### Task brief
Copy from the first line below down to and including the line with "return (H - B - y) / PH". Skip the pictures.

### Supplied data

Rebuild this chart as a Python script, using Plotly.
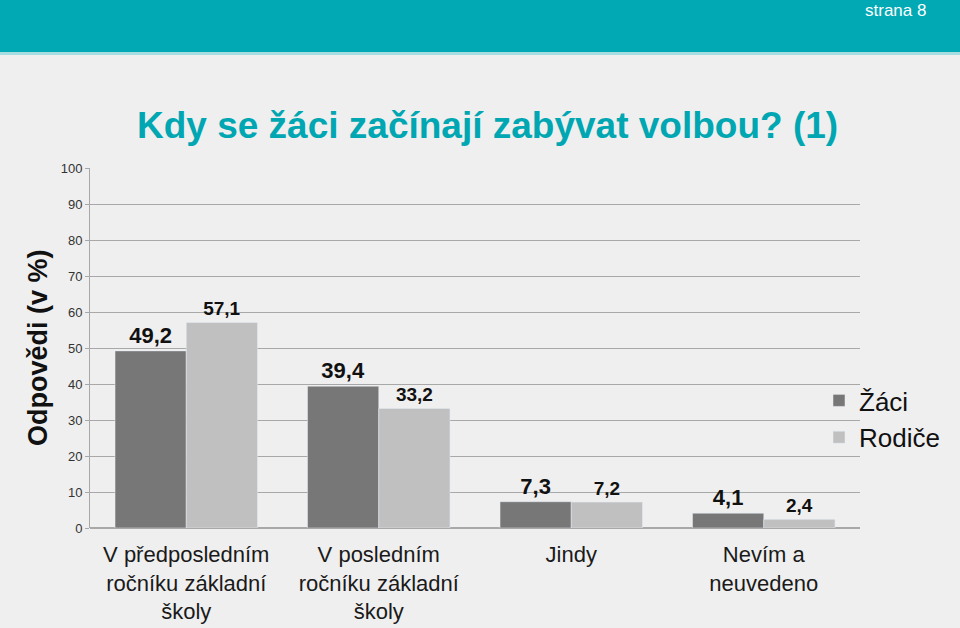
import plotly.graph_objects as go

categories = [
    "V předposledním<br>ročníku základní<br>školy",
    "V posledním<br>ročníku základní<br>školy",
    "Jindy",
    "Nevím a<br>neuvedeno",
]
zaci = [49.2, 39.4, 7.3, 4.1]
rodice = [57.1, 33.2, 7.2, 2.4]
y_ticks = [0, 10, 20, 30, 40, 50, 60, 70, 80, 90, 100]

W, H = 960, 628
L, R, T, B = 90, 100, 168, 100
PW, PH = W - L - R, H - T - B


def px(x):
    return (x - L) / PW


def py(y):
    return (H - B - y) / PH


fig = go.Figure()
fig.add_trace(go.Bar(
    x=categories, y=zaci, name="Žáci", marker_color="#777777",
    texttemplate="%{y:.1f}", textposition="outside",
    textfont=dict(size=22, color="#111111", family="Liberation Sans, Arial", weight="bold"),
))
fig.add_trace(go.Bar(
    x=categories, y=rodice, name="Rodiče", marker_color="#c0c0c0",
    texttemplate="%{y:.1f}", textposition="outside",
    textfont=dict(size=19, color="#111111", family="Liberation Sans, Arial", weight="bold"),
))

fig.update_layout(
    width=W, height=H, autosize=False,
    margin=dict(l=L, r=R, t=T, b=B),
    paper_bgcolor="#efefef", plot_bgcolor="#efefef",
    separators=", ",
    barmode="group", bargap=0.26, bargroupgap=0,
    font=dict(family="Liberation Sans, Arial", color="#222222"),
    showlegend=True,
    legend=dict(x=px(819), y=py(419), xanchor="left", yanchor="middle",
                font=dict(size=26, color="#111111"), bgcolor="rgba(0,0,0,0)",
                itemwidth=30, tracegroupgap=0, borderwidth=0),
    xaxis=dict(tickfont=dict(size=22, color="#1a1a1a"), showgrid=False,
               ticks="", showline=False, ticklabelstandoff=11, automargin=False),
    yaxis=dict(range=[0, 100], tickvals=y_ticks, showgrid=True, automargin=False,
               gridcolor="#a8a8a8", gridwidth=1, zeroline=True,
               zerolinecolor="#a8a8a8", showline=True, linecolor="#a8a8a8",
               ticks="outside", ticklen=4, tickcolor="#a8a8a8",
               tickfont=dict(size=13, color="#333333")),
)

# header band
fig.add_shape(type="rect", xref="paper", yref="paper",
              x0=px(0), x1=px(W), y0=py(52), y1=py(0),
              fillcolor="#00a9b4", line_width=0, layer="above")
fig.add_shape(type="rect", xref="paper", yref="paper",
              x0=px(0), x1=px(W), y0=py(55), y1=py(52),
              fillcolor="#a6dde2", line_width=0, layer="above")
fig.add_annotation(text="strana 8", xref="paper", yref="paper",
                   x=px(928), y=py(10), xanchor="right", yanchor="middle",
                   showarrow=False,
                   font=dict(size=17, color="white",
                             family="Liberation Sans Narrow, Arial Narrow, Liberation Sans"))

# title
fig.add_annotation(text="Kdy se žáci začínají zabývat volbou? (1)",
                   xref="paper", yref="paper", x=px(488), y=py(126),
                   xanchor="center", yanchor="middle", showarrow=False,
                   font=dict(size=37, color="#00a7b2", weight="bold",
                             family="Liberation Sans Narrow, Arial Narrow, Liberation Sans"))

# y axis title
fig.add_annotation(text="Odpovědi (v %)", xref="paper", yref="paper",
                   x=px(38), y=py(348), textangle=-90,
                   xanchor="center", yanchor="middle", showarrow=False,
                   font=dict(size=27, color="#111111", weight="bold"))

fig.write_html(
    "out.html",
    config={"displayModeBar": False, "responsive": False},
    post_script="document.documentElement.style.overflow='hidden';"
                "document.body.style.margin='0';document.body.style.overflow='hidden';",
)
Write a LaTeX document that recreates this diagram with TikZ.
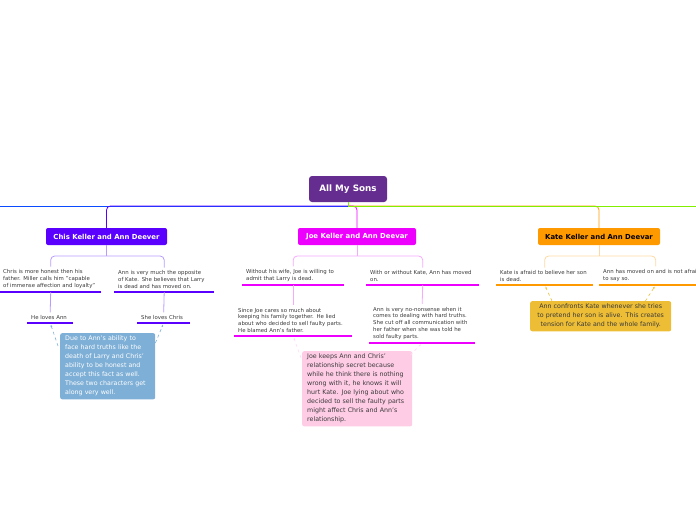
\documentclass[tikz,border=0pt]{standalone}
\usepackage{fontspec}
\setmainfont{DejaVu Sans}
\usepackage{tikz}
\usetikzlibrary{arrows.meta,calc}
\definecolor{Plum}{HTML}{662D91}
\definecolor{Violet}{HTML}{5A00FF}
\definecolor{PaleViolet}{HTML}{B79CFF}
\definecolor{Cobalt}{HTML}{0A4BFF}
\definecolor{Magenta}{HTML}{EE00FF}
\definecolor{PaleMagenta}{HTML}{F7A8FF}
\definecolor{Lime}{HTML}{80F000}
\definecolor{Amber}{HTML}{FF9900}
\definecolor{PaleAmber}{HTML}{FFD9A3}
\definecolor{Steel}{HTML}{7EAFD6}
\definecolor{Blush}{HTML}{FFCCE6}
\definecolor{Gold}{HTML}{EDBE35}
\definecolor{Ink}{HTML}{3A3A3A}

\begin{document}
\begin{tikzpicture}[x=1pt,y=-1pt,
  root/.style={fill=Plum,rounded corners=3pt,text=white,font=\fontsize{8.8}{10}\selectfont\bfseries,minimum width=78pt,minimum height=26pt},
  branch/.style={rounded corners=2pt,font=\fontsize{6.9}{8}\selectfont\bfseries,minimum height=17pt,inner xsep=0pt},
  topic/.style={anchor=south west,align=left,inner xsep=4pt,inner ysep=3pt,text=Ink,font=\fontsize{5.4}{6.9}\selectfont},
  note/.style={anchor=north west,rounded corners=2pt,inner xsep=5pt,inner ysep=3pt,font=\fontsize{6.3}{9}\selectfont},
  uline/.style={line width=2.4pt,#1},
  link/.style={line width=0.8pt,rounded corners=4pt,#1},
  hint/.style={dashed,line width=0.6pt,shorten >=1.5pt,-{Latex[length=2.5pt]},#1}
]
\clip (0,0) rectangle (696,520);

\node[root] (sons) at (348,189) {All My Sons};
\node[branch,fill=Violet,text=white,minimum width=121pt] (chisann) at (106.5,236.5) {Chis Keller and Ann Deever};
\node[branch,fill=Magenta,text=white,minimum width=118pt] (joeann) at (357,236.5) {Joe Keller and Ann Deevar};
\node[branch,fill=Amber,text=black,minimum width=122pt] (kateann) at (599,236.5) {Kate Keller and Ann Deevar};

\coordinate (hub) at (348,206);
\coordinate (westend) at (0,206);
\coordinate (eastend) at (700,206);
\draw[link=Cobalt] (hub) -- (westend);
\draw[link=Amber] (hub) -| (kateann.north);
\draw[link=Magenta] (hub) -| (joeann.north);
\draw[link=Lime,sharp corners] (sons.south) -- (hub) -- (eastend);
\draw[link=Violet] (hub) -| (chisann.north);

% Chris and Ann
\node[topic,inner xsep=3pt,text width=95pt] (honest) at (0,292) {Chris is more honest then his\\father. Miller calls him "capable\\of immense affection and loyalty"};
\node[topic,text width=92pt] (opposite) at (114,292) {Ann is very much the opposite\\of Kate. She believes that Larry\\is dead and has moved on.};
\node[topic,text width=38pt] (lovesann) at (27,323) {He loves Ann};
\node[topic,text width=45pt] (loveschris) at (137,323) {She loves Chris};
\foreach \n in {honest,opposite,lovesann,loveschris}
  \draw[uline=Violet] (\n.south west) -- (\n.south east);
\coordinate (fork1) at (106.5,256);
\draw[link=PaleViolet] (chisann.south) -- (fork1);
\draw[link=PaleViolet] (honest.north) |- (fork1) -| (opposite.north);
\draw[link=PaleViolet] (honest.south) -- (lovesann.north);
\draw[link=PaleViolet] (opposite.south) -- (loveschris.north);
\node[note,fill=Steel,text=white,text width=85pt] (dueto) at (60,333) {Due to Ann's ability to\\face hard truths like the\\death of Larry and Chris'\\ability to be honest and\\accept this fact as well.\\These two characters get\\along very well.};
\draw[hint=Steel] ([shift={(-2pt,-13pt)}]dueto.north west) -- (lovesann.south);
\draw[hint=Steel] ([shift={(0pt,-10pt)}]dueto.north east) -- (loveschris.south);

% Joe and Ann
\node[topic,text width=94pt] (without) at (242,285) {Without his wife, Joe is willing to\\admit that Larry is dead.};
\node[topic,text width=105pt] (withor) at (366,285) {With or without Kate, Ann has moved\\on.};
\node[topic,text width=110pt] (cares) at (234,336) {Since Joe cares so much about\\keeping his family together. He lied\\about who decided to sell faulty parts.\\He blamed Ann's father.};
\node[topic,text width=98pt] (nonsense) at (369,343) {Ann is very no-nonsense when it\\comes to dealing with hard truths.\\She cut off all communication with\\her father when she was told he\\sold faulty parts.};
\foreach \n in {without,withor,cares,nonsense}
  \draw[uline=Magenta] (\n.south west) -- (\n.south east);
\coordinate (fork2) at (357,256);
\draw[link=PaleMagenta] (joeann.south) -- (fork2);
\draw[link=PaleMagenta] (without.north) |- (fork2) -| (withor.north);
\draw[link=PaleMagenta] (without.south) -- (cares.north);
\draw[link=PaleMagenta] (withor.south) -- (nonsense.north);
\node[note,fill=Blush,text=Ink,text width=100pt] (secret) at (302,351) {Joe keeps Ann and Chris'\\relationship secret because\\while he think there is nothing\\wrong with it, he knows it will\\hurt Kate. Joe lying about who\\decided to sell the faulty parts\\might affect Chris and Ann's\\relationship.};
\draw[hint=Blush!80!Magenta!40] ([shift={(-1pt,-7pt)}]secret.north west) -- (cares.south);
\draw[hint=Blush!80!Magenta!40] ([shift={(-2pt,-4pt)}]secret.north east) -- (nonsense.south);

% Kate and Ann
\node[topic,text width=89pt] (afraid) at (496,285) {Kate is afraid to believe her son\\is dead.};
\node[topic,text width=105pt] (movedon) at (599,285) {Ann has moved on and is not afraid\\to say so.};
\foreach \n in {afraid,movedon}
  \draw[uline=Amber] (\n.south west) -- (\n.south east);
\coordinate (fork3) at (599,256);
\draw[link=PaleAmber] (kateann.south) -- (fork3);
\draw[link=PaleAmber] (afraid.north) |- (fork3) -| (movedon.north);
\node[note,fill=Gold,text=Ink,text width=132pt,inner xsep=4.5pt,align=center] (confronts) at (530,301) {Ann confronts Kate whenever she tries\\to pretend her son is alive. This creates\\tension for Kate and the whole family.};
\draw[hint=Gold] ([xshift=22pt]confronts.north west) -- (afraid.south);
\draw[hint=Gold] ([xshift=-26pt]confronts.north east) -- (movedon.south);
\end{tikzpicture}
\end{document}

### Answer
Rebuild this chart as a Python script, using Plotly.
import plotly.graph_objects as go

categories = [
    "V předposledním<br>ročníku základní<br>školy",
    "V posledním<br>ročníku základní<br>školy",
    "Jindy",
    "Nevím a<br>neuvedeno",
]
zaci = [49.2, 39.4, 7.3, 4.1]
rodice = [57.1, 33.2, 7.2, 2.4]
y_ticks = [0, 10, 20, 30, 40, 50, 60, 70, 80, 90, 100]

W, H = 960, 628
L, R, T, B = 90, 100, 168, 100
PW, PH = W - L - R, H - T - B


def px(x):
    return (x - L) / PW


def py(y):
    return (H - B - y) / PH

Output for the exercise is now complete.